_WORK TO DO_
Repeat every line of the material, character for character.

_COLLECTED MATERIAL_
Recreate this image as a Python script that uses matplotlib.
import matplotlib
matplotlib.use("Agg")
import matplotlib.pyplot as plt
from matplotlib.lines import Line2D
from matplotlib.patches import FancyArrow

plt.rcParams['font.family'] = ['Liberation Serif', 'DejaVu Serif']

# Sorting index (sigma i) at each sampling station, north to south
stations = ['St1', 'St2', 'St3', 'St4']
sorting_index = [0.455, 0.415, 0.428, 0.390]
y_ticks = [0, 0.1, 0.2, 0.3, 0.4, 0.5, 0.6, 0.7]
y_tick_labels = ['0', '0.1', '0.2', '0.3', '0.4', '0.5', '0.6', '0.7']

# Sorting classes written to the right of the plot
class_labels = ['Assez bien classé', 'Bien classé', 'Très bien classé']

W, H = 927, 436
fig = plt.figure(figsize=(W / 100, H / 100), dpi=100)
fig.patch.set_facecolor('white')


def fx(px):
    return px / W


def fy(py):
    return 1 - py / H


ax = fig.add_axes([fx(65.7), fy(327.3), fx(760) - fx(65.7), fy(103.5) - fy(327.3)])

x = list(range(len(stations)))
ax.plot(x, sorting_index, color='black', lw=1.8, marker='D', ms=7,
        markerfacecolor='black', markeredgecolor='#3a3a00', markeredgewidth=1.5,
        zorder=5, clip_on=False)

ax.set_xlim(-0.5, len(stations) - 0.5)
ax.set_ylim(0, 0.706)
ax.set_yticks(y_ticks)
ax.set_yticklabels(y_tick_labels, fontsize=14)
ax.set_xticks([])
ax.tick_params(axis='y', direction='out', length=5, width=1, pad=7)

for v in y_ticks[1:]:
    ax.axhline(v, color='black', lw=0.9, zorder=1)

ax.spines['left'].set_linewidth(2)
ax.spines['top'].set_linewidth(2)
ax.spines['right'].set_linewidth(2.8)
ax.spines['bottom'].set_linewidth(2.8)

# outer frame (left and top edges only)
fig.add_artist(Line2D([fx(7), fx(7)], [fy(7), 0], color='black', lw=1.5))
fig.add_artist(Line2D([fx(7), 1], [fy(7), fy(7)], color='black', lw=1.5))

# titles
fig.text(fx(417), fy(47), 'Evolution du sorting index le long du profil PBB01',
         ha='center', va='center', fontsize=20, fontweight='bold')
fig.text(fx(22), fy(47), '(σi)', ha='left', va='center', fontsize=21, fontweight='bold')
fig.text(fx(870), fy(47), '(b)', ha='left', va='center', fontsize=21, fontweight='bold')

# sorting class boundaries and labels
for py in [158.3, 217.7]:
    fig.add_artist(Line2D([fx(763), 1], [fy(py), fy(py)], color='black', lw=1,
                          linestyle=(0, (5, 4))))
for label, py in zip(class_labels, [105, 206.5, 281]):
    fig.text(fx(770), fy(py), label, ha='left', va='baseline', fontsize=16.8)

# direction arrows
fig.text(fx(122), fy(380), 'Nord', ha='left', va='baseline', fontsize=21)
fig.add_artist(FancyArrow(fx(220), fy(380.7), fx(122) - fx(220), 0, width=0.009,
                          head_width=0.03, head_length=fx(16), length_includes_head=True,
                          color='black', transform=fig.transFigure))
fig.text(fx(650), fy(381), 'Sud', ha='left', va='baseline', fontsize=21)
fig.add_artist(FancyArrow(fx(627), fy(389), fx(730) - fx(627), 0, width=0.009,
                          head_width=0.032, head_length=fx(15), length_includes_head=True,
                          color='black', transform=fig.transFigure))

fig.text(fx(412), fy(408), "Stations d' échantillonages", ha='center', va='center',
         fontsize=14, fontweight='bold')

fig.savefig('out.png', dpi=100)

_CORRECT ANSWER_
Recreate this image as a Python script that uses matplotlib.
import matplotlib
matplotlib.use("Agg")
import matplotlib.pyplot as plt
from matplotlib.lines import Line2D
from matplotlib.patches import FancyArrow

plt.rcParams['font.family'] = ['Liberation Serif', 'DejaVu Serif']

# Sorting index (sigma i) at each sampling station, north to south
stations = ['St1', 'St2', 'St3', 'St4']
sorting_index = [0.455, 0.415, 0.428, 0.390]
y_ticks = [0, 0.1, 0.2, 0.3, 0.4, 0.5, 0.6, 0.7]
y_tick_labels = ['0', '0.1', '0.2', '0.3', '0.4', '0.5', '0.6', '0.7']

# Sorting classes written to the right of the plot
class_labels = ['Assez bien classé', 'Bien classé', 'Très bien classé']

W, H = 927, 436
fig = plt.figure(figsize=(W / 100, H / 100), dpi=100)
fig.patch.set_facecolor('white')


def fx(px):
    return px / W


def fy(py):
    return 1 - py / H


ax = fig.add_axes([fx(65.7), fy(327.3), fx(760) - fx(65.7), fy(103.5) - fy(327.3)])

x = list(range(len(stations)))
ax.plot(x, sorting_index, color='black', lw=1.8, marker='D', ms=7,
        markerfacecolor='black', markeredgecolor='#3a3a00', markeredgewidth=1.5,
        zorder=5, clip_on=False)

ax.set_xlim(-0.5, len(stations) - 0.5)
ax.set_ylim(0, 0.706)
ax.set_yticks(y_ticks)
ax.set_yticklabels(y_tick_labels, fontsize=14)
ax.set_xticks([])
ax.tick_params(axis='y', direction='out', length=5, width=1, pad=7)

for v in y_ticks[1:]:
    ax.axhline(v, color='black', lw=0.9, zorder=1)

ax.spines['left'].set_linewidth(2)
ax.spines['top'].set_linewidth(2)
ax.spines['right'].set_linewidth(2.8)
ax.spines['bottom'].set_linewidth(2.8)

# outer frame (left and top edges only)
fig.add_artist(Line2D([fx(7), fx(7)], [fy(7), 0], color='black', lw=1.5))
fig.add_artist(Line2D([fx(7), 1], [fy(7), fy(7)], color='black', lw=1.5))

# titles
fig.text(fx(417), fy(47), 'Evolution du sorting index le long du profil PBB01',
         ha='center', va='center', fontsize=20, fontweight='bold')
fig.text(fx(22), fy(47), '(σi)', ha='left', va='center', fontsize=21, fontweight='bold')
fig.text(fx(870), fy(47), '(b)', ha='left', va='center', fontsize=21, fontweight='bold')

# sorting class boundaries and labels
for py in [158.3, 217.7]:
    fig.add_artist(Line2D([fx(763), 1], [fy(py), fy(py)], color='black', lw=1,
                          linestyle=(0, (5, 4))))
for label, py in zip(class_labels, [105, 206.5, 281]):
    fig.text(fx(770), fy(py), label, ha='left', va='baseline', fontsize=16.8)

# direction arrows
fig.text(fx(122), fy(380), 'Nord', ha='left', va='baseline', fontsize=21)
fig.add_artist(FancyArrow(fx(220), fy(380.7), fx(122) - fx(220), 0, width=0.009,
                          head_width=0.03, head_length=fx(16), length_includes_head=True,
                          color='black', transform=fig.transFigure))
fig.text(fx(650), fy(381), 'Sud', ha='left', va='baseline', fontsize=21)
fig.add_artist(FancyArrow(fx(627), fy(389), fx(730) - fx(627), 0, width=0.009,
                          head_width=0.032, head_length=fx(15), length_includes_head=True,
                          color='black', transform=fig.transFigure))

fig.text(fx(412), fy(408), "Stations d' échantillonages", ha='center', va='center',
         fontsize=14, fontweight='bold')

fig.savefig('out.png', dpi=100)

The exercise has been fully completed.